Only days after her brother lost his legs in Afghanistan, Olivia Hoffman learned that she and her husband were expecting their second child. Already overwhelmed with emotion as her big brother fought for his life, Olivia asked God for strength.
“I cried many nights following that wondering if this baby would ever get to meet (his or her) Uncle Nick,” Olivia said in an email to the Unknown Soldiers. Her account of the months since Army 1st Lt. Nick Vogt was nearly killed in a Kandahar province terrorist attack on Nov. 12, 2011, is among the most poignant pieces of writing one will ever encounter.
“Although he only got to meet my other daughter in the hospital when she was born (he deployed two days later) he would always mail her stuff and Skype with us,” she continued. “After his brain surgery, his memory is a little rocky, and he hadn’t remembered that I had a daughter, but he got to see her through the door at Christmas and he by far gave her the biggest smile.”
First Lt. Vogt has undergone countless surgeries since his life was saved by soldiers on the battlefield and doctors in Afghanistan, Germany, and the United States. The amount of blood needed to keep the Army Ranger alive, according to family members, is among the most ever given to a wounded service member.
“His biggest hurdle right now is getting rid of the ventilator,” Olivia wrote on Jan. 13.
As I initially worked on this column, Olivia asked me to pause after Nick’s condition suddenly deteriorated. According to doctors, Nick almost died on the operating table during surgery on one of his lungs. Even amid a frightening setback, the Vogt family, friends, and thousands of supporters on the “Nick Vogt Family” Facebook page simultaneously dropped to their knees in prayer.
About 48 hours later, their prayers were answered.
“Nick has been very stable these last two days, and doctors are optimistic the surgery was a success in repairing the lung,” Olivia wrote.
Nick, who turned 24 in the hospital on Dec. 13, 2011, is the oldest of five siblings. As their brother fights for his life, Olivia, 22, cares for her two younger sisters and brother in Crestline, Ohio, while her parents spend countless hours at Nick’s Bethesda, Md., bedside.
“They are up at 6 every morning walking to the hospital and don’t leave until around 8 (p.m.),” she explained.
“They put on such strong faces for Nick. We always tease mom because she is such a ‘crier’ and very emotional, but her and Dad have really been Nick’s rock throughout this whole ordeal.”
The community is not only rallying around Nick because he is a wounded warrior. From relatives to folks who barely know Nick, everyone I’ve corresponded with says he is a genuinely splendid person.
“Nobody has ever not liked him,” Olivia said. “He’s also one of the most humble human beings I know.”

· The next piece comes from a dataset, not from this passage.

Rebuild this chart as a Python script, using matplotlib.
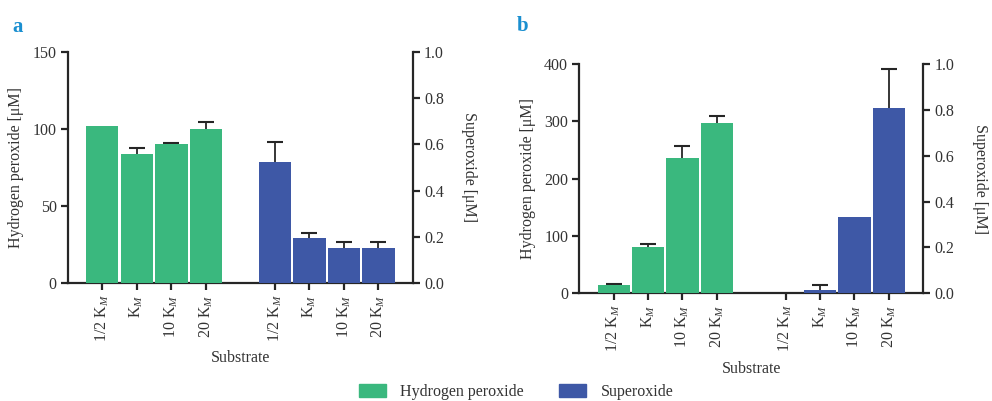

Even while dealing with unimaginable pain in the hospital, Nick’s warm personality brightens the smiles of his caregivers.

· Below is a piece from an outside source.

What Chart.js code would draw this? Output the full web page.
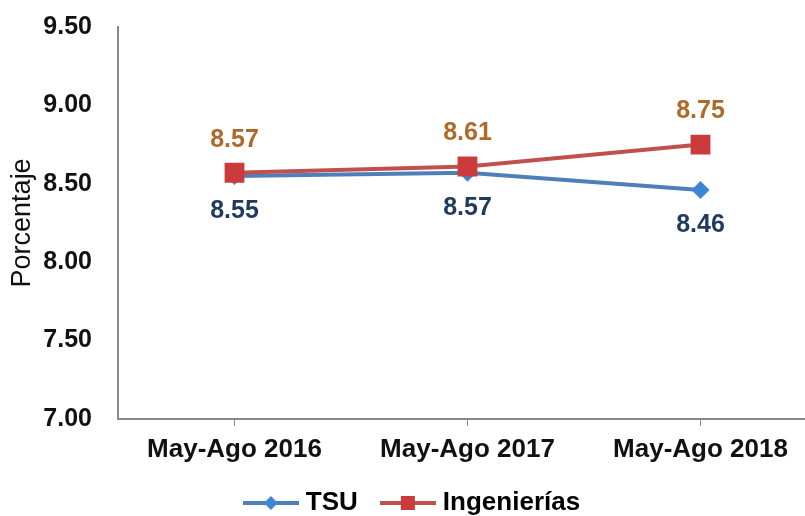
<!DOCTYPE html>
<html>
<head>
<meta charset="utf-8">
<script src="https://cdn.jsdelivr.net/npm/chart.js@4.4.1/dist/chart.umd.min.js"></script>
<style>
  html, body { margin: 0; padding: 0; background: #fff; overflow: hidden; }
  /* the source chart is cut off on the right, so the canvas is a bit wider than the window */
  #wrap { width: 805px; height: 516px; overflow: hidden; }
</style>
</head>
<body>
<div id="wrap"><canvas id="chart" width="831" height="516"></canvas></div>
<script>
const categories = ['May-Ago 2016', 'May-Ago 2017', 'May-Ago 2018'];
const tsuValues = [8.55, 8.57, 8.46];
const ingValues = [8.57, 8.61, 8.75];
const yTicks = [7.0, 7.5, 8.0, 8.5, 9.0, 9.5];

const FONT = '"Liberation Sans", Arial, sans-serif';
const TSU_LINE = '#4F7FBA';
const TSU_MARK = '#3D86D4';
const ING_LINE = '#C0504D';
const ING_MARK = '#CC3B3B';

// line + marker icons for the legend (Excel style)
function legendIcon(kind) {
  const c = document.createElement('canvas');
  c.width = 56; c.height = 20;
  const g = c.getContext('2d');
  g.strokeStyle = kind === 'diamond' ? TSU_LINE : ING_LINE;
  g.lineWidth = 4;
  g.beginPath(); g.moveTo(0, 10); g.lineTo(56, 10); g.stroke();
  g.fillStyle = kind === 'diamond' ? TSU_MARK : ING_MARK;
  g.beginPath();
  if (kind === 'diamond') {
    g.moveTo(28, 3); g.lineTo(35, 10); g.lineTo(28, 17); g.lineTo(21, 10);
  } else {
    g.rect(21, 3, 14, 14);
  }
  g.fill();
  return c;
}

// value labels above / below the points
const valueLabels = {
  id: 'valueLabels',
  afterDatasetsDraw(chart) {
    const ctx = chart.ctx;
    chart.data.datasets.forEach((ds, i) => {
      const meta = chart.getDatasetMeta(i);
      meta.data.forEach((pt, j) => {
        ctx.save();
        ctx.font = 'bold 25px ' + FONT;
        ctx.fillStyle = ds.labelColor;
        ctx.textAlign = 'center';
        ctx.textBaseline = 'middle';
        ctx.fillText(ds.data[j].toFixed(2), pt.x, pt.y + ds.labelOffset);
        ctx.restore();
      });
    });
  }
};

// nudge the legend a little to the right (centre of the visible area)
const legendNudge = {
  id: 'legendNudge',
  afterLayout(chart) {
    chart.legend.left += 6;
    chart.legend.right += 6;
  }
};

new Chart(document.getElementById('chart'), {
  type: 'line',
  data: {
    labels: categories,
    datasets: [
      {
        label: 'TSU',
        data: tsuValues,
        order: 2,
        borderColor: TSU_LINE,
        borderWidth: 4,
        pointStyle: 'rectRot',
        pointRadius: 9,
        pointBackgroundColor: TSU_MARK,
        pointBorderColor: TSU_MARK,
        pointBorderWidth: 0,
        labelColor: '#1F3A5C',
        labelOffset: 35,
        legendIcon: legendIcon('diamond')
      },
      {
        label: 'Ingenierías',
        data: ingValues,
        order: 1,
        borderColor: ING_LINE,
        borderWidth: 4,
        pointStyle: 'rect',
        pointRadius: 14,
        pointBackgroundColor: ING_MARK,
        pointBorderColor: ING_MARK,
        pointBorderWidth: 0,
        labelColor: '#AD6A2A',
        labelOffset: -33,
        legendIcon: legendIcon('square')
      }
    ]
  },
  options: {
    responsive: false,
    animation: false,
    devicePixelRatio: 1,
    layout: { autoPadding: false, padding: { top: 27, right: 14, left: 0, bottom: -10 } },
    plugins: {
      tooltip: { enabled: false },
      legend: {
        position: 'bottom',
        labels: {
          usePointStyle: true,
          pointStyleWidth: 44,
          padding: 28,
          color: '#111',
          font: { family: FONT, size: 26, weight: 'bold' },
          sort: (a, b) => a.datasetIndex - b.datasetIndex,
          generateLabels(chart) {
            return chart.data.datasets.map((ds, i) => ({
              text: ds.label,
              pointStyle: ds.legendIcon,
              datasetIndex: i,
              fillStyle: ds.borderColor,
              strokeStyle: ds.borderColor,
              lineWidth: 0,
              hidden: false
            }));
          }
        }
      }
    },
    scales: {
      x: {
        offset: true,
        afterFit: s => { s.height -= 11; },
        grid: { drawOnChartArea: false, color: '#888', tickLength: 7, lineWidth: 1 },
        border: { color: '#888', width: 2 },
        ticks: { color: '#111', padding: 8, font: { family: FONT, size: 26, weight: 'bold' } }
      },
      y: {
        min: 7,
        max: 9.5,
        afterFit: s => { s.width = 118; s.paddingTop = 0; s.paddingBottom = 0; },
        afterBuildTicks: s => { s.ticks = yTicks.map(v => ({ value: v })); },
        grid: { drawOnChartArea: false, drawTicks: false },
        border: { color: '#888', width: 2 },
        ticks: {
          color: '#111',
          padding: 26,
          font: { family: FONT, size: 25, weight: 'bold' },
          callback: v => v.toFixed(2)
        },
        title: {
          display: true,
          text: 'Porcentaje',
          color: '#111',
          font: { family: FONT, size: 27 },
          padding: { top: 6, bottom: 0 }
        }
      }
    }
  },
  plugins: [valueLabels, legendNudge]
});
</script>
</body>
</html>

“Mom just shared a funny story with me,” his sister wrote. “The other day there were four nurses working around him, and one was very cute.
“Nick woke up and mouthed ‘you’re beautiful,’ then realizing he didn’t want to hurt anyone’s feelings, he mouthed the same to the other nurses,” Olivia continued. “That’s totally Nick!”
A decision this selfless patriot made earlier in life is also “totally Nick.” After being accepted to medical school following his West Point graduation, Vogt chose to first attend Army Ranger School. He wanted to deploy as quickly as possible.
“I want to be a warrior in order to take care of warriors,” Olivia quoted her brother as saying.
Even though doctors now take care of him, 1st Lt. Nick Vogt will always be a warrior. And as his next niece or nephew grows up, the child will want to be just like Uncle Nick.
“Despite being stuck in the ICU for two months and still not being able to talk, he will mouth the words ‘thank you’ to his nurses,” Olivia said.
Let’s all join together in mouthing those words right back.